Think carefully before securing any other debts against your home. Your home may be repossessed if you do not keep up repayments on a mortgage or other debts secured on it.
Your home may be repossessed if you do not keep up repayments on a mortgage.
The Financial Conduct Authority does not regulate some forms of Buy to Lets.
Remortgaging to consolidate debt means using equity in your home to repay existing unsecured debts such as credit cards, personal loans, or car finance. In the right situation, it can significantly reduce monthly outgoings and simplify your finances.
However, it’s not automatically the “best” choice. For some people, it’s a lifeline. For others, it can cost more in the long run if done without careful analysis.
Why People Consider Debt Consolidation via Remortgage
Most homeowners look at this option when they want to:
Lower monthly repayments
Free up cash each month
Simplify multiple debts into one payment
Reduce financial stress
If high-interest debts are stretching your budget, consolidating them into a mortgage payment can improve short-term affordability.
The Trade-Off You Must Understand
The key trade-off is time.
By moving short-term debts onto a mortgage, you’re:
Spreading repayments over many years
Reducing monthly payments
Potentially increasing the total amount paid overall
Lower monthly cost does not always mean lower total cost. That’s why consolidation is about balance — not blanket advice.
When It Can Make Sense
A debt consolidation remortgage can work well if:
You have sufficient equity
Your priority is monthly affordability, not total interest
High-interest debts are causing pressure
You can comfortably afford the new mortgage payment
For some people who are struggling, it may improve short-term affordability.
When It Might Not Be the Right Move
It may not be suitable if:
You have limited equity
The consolidation pushes your LTV into a worse pricing band
You’re consolidating debts that are nearly repaid
You’re not addressing the spending habits behind the debt
In many cases, clearing some debts — not all — puts you in a better position.
How Lenders Treat Debt Consolidation
Lenders are cautious but not opposed.
Common requirements include:
Full statements for every debt being repaid
Confirmation that debts will be cleared on completion
Limits on how much equity can be used for consolidation
Stricter affordability checks
Heavy unsecured debt can also affect lender appetite, even when equity is available.

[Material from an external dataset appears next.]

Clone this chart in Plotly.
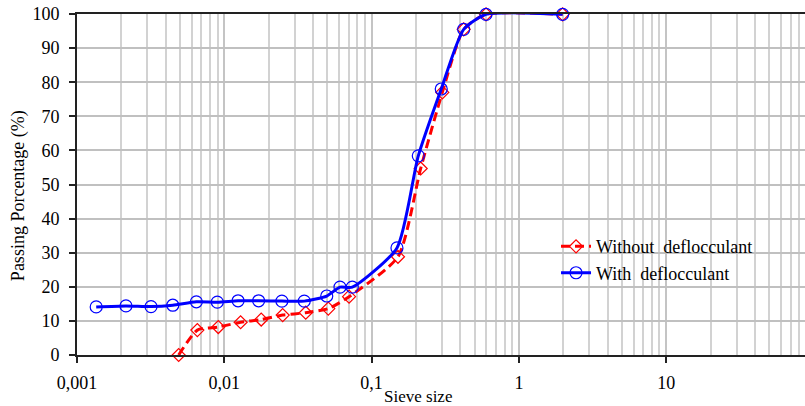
import plotly.graph_objects as go

# Sieve sizes (mm) and passing percentage
size_without = [0.0049, 0.00656, 0.0091, 0.0129, 0.0178, 0.0249, 0.0357, 0.0508, 0.0703,
                0.151, 0.2153, 0.302, 0.4216, 0.598, 1.98]
pass_without = [0.0, 7.3, 8.2, 9.6, 10.4, 11.7, 12.4, 13.6, 17.1,
                28.8, 54.7, 77.0, 95.5, 99.9, 99.9]

size_with = [0.00135, 0.00215, 0.00318, 0.00447, 0.00646, 0.00896, 0.0124, 0.0171, 0.0246,
             0.0349, 0.0496, 0.061, 0.0739, 0.1486, 0.2074, 0.297, 0.4216, 0.598, 1.98]
pass_with = [14.1, 14.4, 14.2, 14.6, 15.6, 15.5, 15.9, 15.9, 15.8,
             15.8, 17.3, 19.9, 19.9, 31.4, 58.4, 78.0, 95.5, 99.9, 99.9]

x_tickvals = [0.001, 0.01, 0.1, 1, 10]
x_ticktext = ["0,001", "0,01", "0,1", "1", "10"]
y_tickvals = [0, 10, 20, 30, 40, 50, 60, 70, 80, 90, 100]

FONT = "Liberation Serif"

fig = go.Figure()
fig.add_trace(go.Scatter(
    x=size_without, y=pass_without, name="Without  deflocculant",
    mode="lines+markers", legendgroup="a",
    line=dict(color="#ff0000", width=3, dash="9px,5px", shape="spline", smoothing=0.6),
    marker=dict(symbol="diamond-open", size=10, color="#ff0000", line=dict(width=1.2)),
    cliponaxis=False,
))
fig.add_trace(go.Scatter(
    x=size_with, y=pass_with, name="With  deflocculant",
    mode="lines+markers", legendgroup="b",
    line=dict(color="#0000ff", width=3, shape="spline", smoothing=0.6),
    marker=dict(symbol="circle-open", size=12, color="#0000ff", line=dict(width=1.2)),
    cliponaxis=False,
))

fig.update_layout(
    width=805, height=406,
    margin=dict(l=77, r=0, t=14, b=51),
    paper_bgcolor="white", plot_bgcolor="white",
    font=dict(family=FONT, size=18, color="#000000"),
    showlegend=True,
    legend=dict(x=0.658, y=0.372, xanchor="left", yanchor="top",
                bgcolor="rgba(0,0,0,0)", borderwidth=0,
                font=dict(family=FONT, size=18),
                tracegroupgap=0, traceorder="grouped"),
    xaxis=dict(
        type="log", range=[-3, 1.942],
        tickmode="array", tickvals=x_tickvals, ticktext=x_ticktext,
        ticks="outside", ticklen=6, tickwidth=1.5, tickcolor="#222222",
        ticklabelstandoff=4,
        showline=True, linecolor="#222222", linewidth=2, mirror=True,
        showgrid=True, gridcolor="#c4c4c4", gridwidth=1.5,
        minor=dict(dtick="D1", showgrid=True, gridcolor="#d2d2d2", gridwidth=1.5, ticks=""),
        zeroline=False,
        tickfont=dict(family=FONT, size=18),
    ),
    yaxis=dict(
        range=[0, 100], tickmode="array", tickvals=y_tickvals,
        ticks="outside", ticklen=6, tickwidth=1.5, tickcolor="#222222",
        ticklabelstandoff=6,
        showline=True, linecolor="#222222", linewidth=2, mirror=False,
        showgrid=True, gridcolor="#c0c0c0", gridwidth=2,
        zeroline=False,
        tickfont=dict(family=FONT, size=18),
    ),
    annotations=[
        dict(text="Passing Porcentage (%)", xref="paper", yref="paper",
             x=-0.081, y=0.466, xanchor="center", yanchor="middle",
             textangle=-90, showarrow=False, font=dict(family=FONT, size=18)),
        dict(text="Sieve size", xref="paper", yref="paper",
             x=0.468, y=-0.123, xanchor="center", yanchor="middle",
             showarrow=False, font=dict(family=FONT, size=17)),
    ],
)

fig.write_html("out.html")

Common Concerns Homeowners Have
People often worry about:
Whether long-term cost outweighs short-term relief
Applications being declined due to existing debt levels
Proving debts will actually be repaid
Whether affordability checks will tighten
These concerns are valid — and they’re exactly why figures must be run properly.
Step-by-Step: How the Process Works
A sensible approach looks like this:
List all debts, balances, APRs, and monthly payments
Calculate total cost if debts remain separate
Check current LTV and available equity
Model repayments with partial vs full consolidation
Confirm lender criteria for debt repayment
Submit statements and supporting evidence
This ensures consolidation is done deliberately, not emotionally.
Is Securing Debt Against Your Home Risky?
Yes — and this must be acknowledged clearly.
Unsecured debts become secured against your property. That’s why consolidation should never be done casually. The goal is to improve stability, not shift risk without benefit.
Used correctly, it can be helpful. Used blindly, it can store up problems for later.
How We Help
We don’t claim consolidation saves money for everyone.
We don’t recommend securing debt without full cost comparisons.
We run detailed calculations, assess whether clearing all debts makes sense, and place cases only where consolidation genuinely improves your financial position.
The Takeaway
Remortgaging to consolidate debt can be a powerful tool — but only when used carefully.
The right decision depends on equity, affordability, debt type, and long-term cost. Done properly, it can reduce pressure and restore control. Done poorly, it can simply move the problem.
The numbers matter more than the idea.